Des missions qui coûtent cher… aux pharmaciens

La dispensation à l’unité (DAU) d’antibiotiques, en l’occurrence d’amoxicilline et d’amoxicilline/acide clavulanique, permettrait d’économiser environ 6 millions d’euros selon l’étude d’impact du PLFSS 2024. Car le pharmacien est rémunéré 1 € par délivrance à l’unité, dans une enveloppe de 500 € au maximum par an. « L’enveloppe maximum étant déjà atteinte avec la DAU des stupéfiants, la DAU des antibiotiques n’engendrera pas de surcoût », est-il précisé dans l’étude d’impact.

Quant à la prescription d’antibiotiques en cas de cystite ou d’angine, l’impact financier de la mesure dépend de trois aspects, souligne l’étude : le différentiel de valorisation entre l’acte d’orientation réalisé par le pharmacien et le tarif d’une consultation médicale, coûts qui ne sont pas intégrés ; le renforcement de l’utilisation des tests associée à un moindre recours à d’autres examens de biologie médicale (examen cytobactériologique des urines, ou ECBU) ; les volumes moins importants d’antibiotiques délivrés. Pour les deux derniers points (tests et antibiotiques), l’étude d’impact évalue les économies totales à 80 M€ par an sous l’hypothèse d’un recours à 100 %.
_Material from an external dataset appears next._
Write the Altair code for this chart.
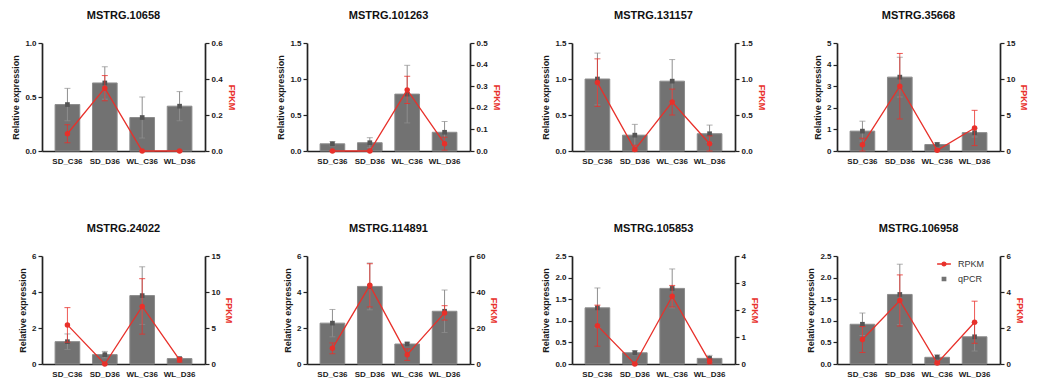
import altair as alt
import pandas as pd

cats = ["SD_C36", "SD_D36", "WL_C36", "WL_D36"]
genes = ["MSTRG.10658", "MSTRG.101263", "MSTRG.131157", "MSTRG.35668",
         "MSTRG.24022", "MSTRG.114891", "MSTRG.105853", "MSTRG.106958"]

qpcr_mean = [
    [0.43, 0.63, 0.31, 0.415],
    [0.10, 0.115, 0.79, 0.26],
    [1.00, 0.22, 0.97, 0.24],
    [0.92, 3.42, 0.30, 0.85],
    [1.24, 0.52, 3.80, 0.30],
    [2.27, 4.31, 1.11, 2.93],
    [1.30, 0.26, 1.75, 0.13],
    [0.92, 1.61, 0.155, 0.63],
]
qpcr_sd = [
    [0.15, 0.15, 0.19, 0.135],
    [0.03, 0.07, 0.40, 0.15],
    [0.36, 0.15, 0.30, 0.12],
    [0.46, 0.92, 0.08, 0.20],
    [0.43, 0.18, 1.60, 0.05],
    [0.76, 1.30, 0.10, 1.18],
    [0.46, 0.05, 0.45, 0.07],
    [0.26, 0.70, 0.06, 0.33],
]
fpkm_mean = [
    [0.096, 0.349, 0.0, 0.0],
    [0.0, 0.0, 0.283, 0.034],
    [0.95, 0.02, 0.68, 0.10],
    [0.88, 9.0, 0.10, 3.2],
    [5.43, 0.0, 8.0, 0.56],
    [8.7, 43.7, 5.2, 28.4],
    [1.42, 0.0, 2.51, 0.09],
    [1.36, 3.53, 0.05, 2.32],
]
fpkm_sd = [
    [0.05, 0.07, 0.0, 0.0],
    [0.0, 0.0, 0.063, 0.03],
    [0.33, 0.06, 0.18, 0.11],
    [0.9, 4.55, 0.1, 2.45],
    [2.4, 0.0, 3.85, 0.3],
    [3.0, 12.0, 3.2, 4.0],
    [0.76, 0.0, 0.4, 0.1],
    [0.72, 1.42, 0.05, 1.17],
]
left_max = [1.0, 1.5, 1.5, 5, 6, 6, 2.5, 2.5]
left_ticks = [
    [0, 0.5, 1.0], [0, 0.5, 1.0, 1.5], [0, 0.5, 1.0, 1.5], [0, 1, 2, 3, 4, 5],
    [0, 2, 4, 6], [0, 2, 4, 6], [0, 0.5, 1.0, 1.5, 2.0, 2.5], [0, 0.5, 1.0, 1.5, 2.0, 2.5],
]
left_fmt = [".1f", ".1f", ".1f", "d", "d", "d", ".1f", ".1f"]
right_max = [0.6, 0.5, 1.5, 15, 15, 60, 4, 6]
right_ticks = [
    [0, 0.2, 0.4, 0.6], [0, 0.1, 0.2, 0.3, 0.4, 0.5], [0, 0.5, 1.0, 1.5], [0, 5, 10, 15],
    [0, 5, 10, 15], [0, 20, 40, 60], [0, 1, 2, 3, 4], [0, 2, 4, 6],
]
right_fmt = [".1f", ".1f", ".1f", "d", "d", "d", "d", "d"]
legend_labels = ["RPKM", "qPCR"]

RED = "#e8302a"
BARFILL = "#727272"
BARSTROKE = "#8c8c8c"
ERRGRAY = "#8e8e8e"
FONT = "Liberation Sans"
W, H = 163, 108


def panel(i):
    df = pd.DataFrame({"cat": cats, "q": qpcr_mean[i], "qsd": qpcr_sd[i],
                       "f": fpkm_mean[i], "fsd": fpkm_sd[i]})
    df["qlo"] = (df["q"] - df["qsd"]).clip(lower=0)
    df["qhi"] = df["q"] + df["qsd"]
    df["flo"] = (df["f"] - df["fsd"]).clip(lower=0)
    df["fhi"] = df["f"] + df["fsd"]
    base = alt.Chart(df)

    x = alt.X("cat:N", sort=cats,
              scale=alt.Scale(paddingInner=0.34, paddingOuter=0.35),
              axis=alt.Axis(title=None, labelAngle=0, ticks=False, labelPadding=6))

    lscale = alt.Scale(domain=[0, left_max[i]], nice=False, zero=True)
    laxis = alt.Axis(title="Relative expression", values=left_ticks[i],
                     format=left_fmt[i], orient="left", titlePadding=4)

    def ly(f):
        return alt.Y(f + ":Q", scale=lscale, axis=laxis)

    rscale = alt.Scale(domain=[0, right_max[i]], nice=False, zero=True)
    raxis = alt.Axis(title="FPKM", values=right_ticks[i], format=right_fmt[i],
                     orient="right", titleColor=RED, titlePadding=4)

    def ry(f):
        return alt.Y(f + ":Q", scale=rscale, axis=raxis)

    bars = base.mark_bar(color=BARFILL, stroke=BARSTROKE, strokeWidth=1).encode(x=x, y=ly("q"))
    qrule = base.mark_rule(color=ERRGRAY, strokeWidth=1).encode(x=x, y=ly("qlo"), y2="qhi")
    qcap1 = base.mark_tick(color=ERRGRAY, size=6, thickness=1).encode(x=x, y=ly("qlo"))
    qcap2 = base.mark_tick(color=ERRGRAY, size=6, thickness=1).encode(x=x, y=ly("qhi"))
    qsq = base.mark_point(shape="square", filled=True, size=22, color="#555555",
                          opacity=1).encode(x=x, y=ly("q"))
    left = alt.layer(bars, qrule, qcap1, qcap2, qsq)

    frule = base.mark_rule(color=RED, strokeWidth=1, opacity=0.8).encode(x=x, y=ry("flo"), y2="fhi")
    fcap1 = base.mark_tick(color=RED, size=6, thickness=1, opacity=0.8).encode(x=x, y=ry("flo"))
    fcap2 = base.mark_tick(color=RED, size=6, thickness=1, opacity=0.8).encode(x=x, y=ry("fhi"))
    fline = base.mark_line(color=RED, strokeWidth=1.3).encode(x=x, y=ry("f"))
    fpts = base.mark_point(shape="circle", filled=True, size=30, color=RED,
                           opacity=1).encode(x=x, y=ry("f"))
    rlayers = [frule, fcap1, fcap2, fline, fpts]

    if i == 7:
        leg_df = pd.DataFrame({"cat": ["SD_C36", "SD_C36"], "s": legend_labels,
                               "v": [None, None]})
        leg = alt.Legend(title=None, orient="none", legendX=99, legendY=0,
                         labelFont=FONT, labelFontSize=9, labelColor="#333333",
                         symbolStrokeWidth=1.3, rowPadding=2, labelOffset=6,
                         symbolSize=190)
        dom = legend_labels
        lg = alt.Chart(leg_df).mark_point(filled=True, opacity=1).encode(
            x=x, y=ry("v"),
            color=alt.Color("s:N", scale=alt.Scale(domain=dom, range=[RED, BARFILL]), legend=leg),
            stroke=alt.Stroke("s:N", scale=alt.Scale(domain=dom, range=[RED, BARFILL]), legend=leg),
            shape=alt.Shape("s:N", scale=alt.Scale(domain=dom, range=[
                "M-1,0L1,0M-0.28,0A0.28,0.28,0,1,0,0.28,0A0.28,0.28,0,1,0,-0.28,0Z",
                "M-0.25,-0.25L0.25,-0.25L0.25,0.25L-0.25,0.25Z"]), legend=leg),
        )
        rlayers.append(lg)
    right = alt.layer(*rlayers)

    return alt.layer(left, right).resolve_scale(y="independent").properties(
        width=W, height=H,
        title=alt.TitleParams(genes[i], font=FONT, fontSize=11, fontWeight="bold",
                              anchor="middle", offset=18, color="#111111"),
    )


chart = alt.concat(
    *[panel(i) for i in range(8)], columns=4,
    spacing=alt.RowColnumber(row=105, column=102), bounds="flush",
).resolve_scale(
    color="independent", stroke="independent", shape="independent"
).resolve_legend(
    color="independent", stroke="independent", shape="independent"
).properties(
    padding={"left": 3, "top": 2, "right": 0, "bottom": 0}
).configure_axis(
    labelFont=FONT, labelFontSize=8, labelFontWeight="bold", labelColor="#1a1a1a",
    titleFont=FONT, titleFontSize=9, titleFontWeight="bold", titleColor="#1a1a1a",
    domainColor="#222222", domainWidth=1.7, tickColor="#222222", tickWidth=1.2,
    tickSize=4, grid=False, labelPadding=2,
).configure_view(stroke=None)

chart.save("out.html", embed_options={"renderer": "svg", "actions": False})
Enfin, concernant la rémunération des libéraux dans le cadre de la campagne de vaccination contre les papillomavirus (HPV), si elle doit être fixée par arrêté, l’étude d’impact évalue les tarifs à 75 €/h pour les médecins, à 48 €/h pour les pharmaciens et les sages-femmes et à 37 €/h pour les infirmiers.

À retenir

Le projet de loi de financement de la Sécurité sociale (PLFSS) pour 2024 inquiète les syndicats de pharmaciens car :

– l’objectif national des dépenses d’assurance maladie (Ondam) ne prend pas en compte l’inflation et peu les négociations conventionnelles pharmaceutiques ;

– 1,3 Md€ d’économies sur les produits de santé sont envisagés.

– de nouvelles missions sont prévues pour les pharmaciens, mais leur rémunération doit être négociée dans le cadre de la convention pharmaceutique.

  • 1 Sous réserve des amendements retenus.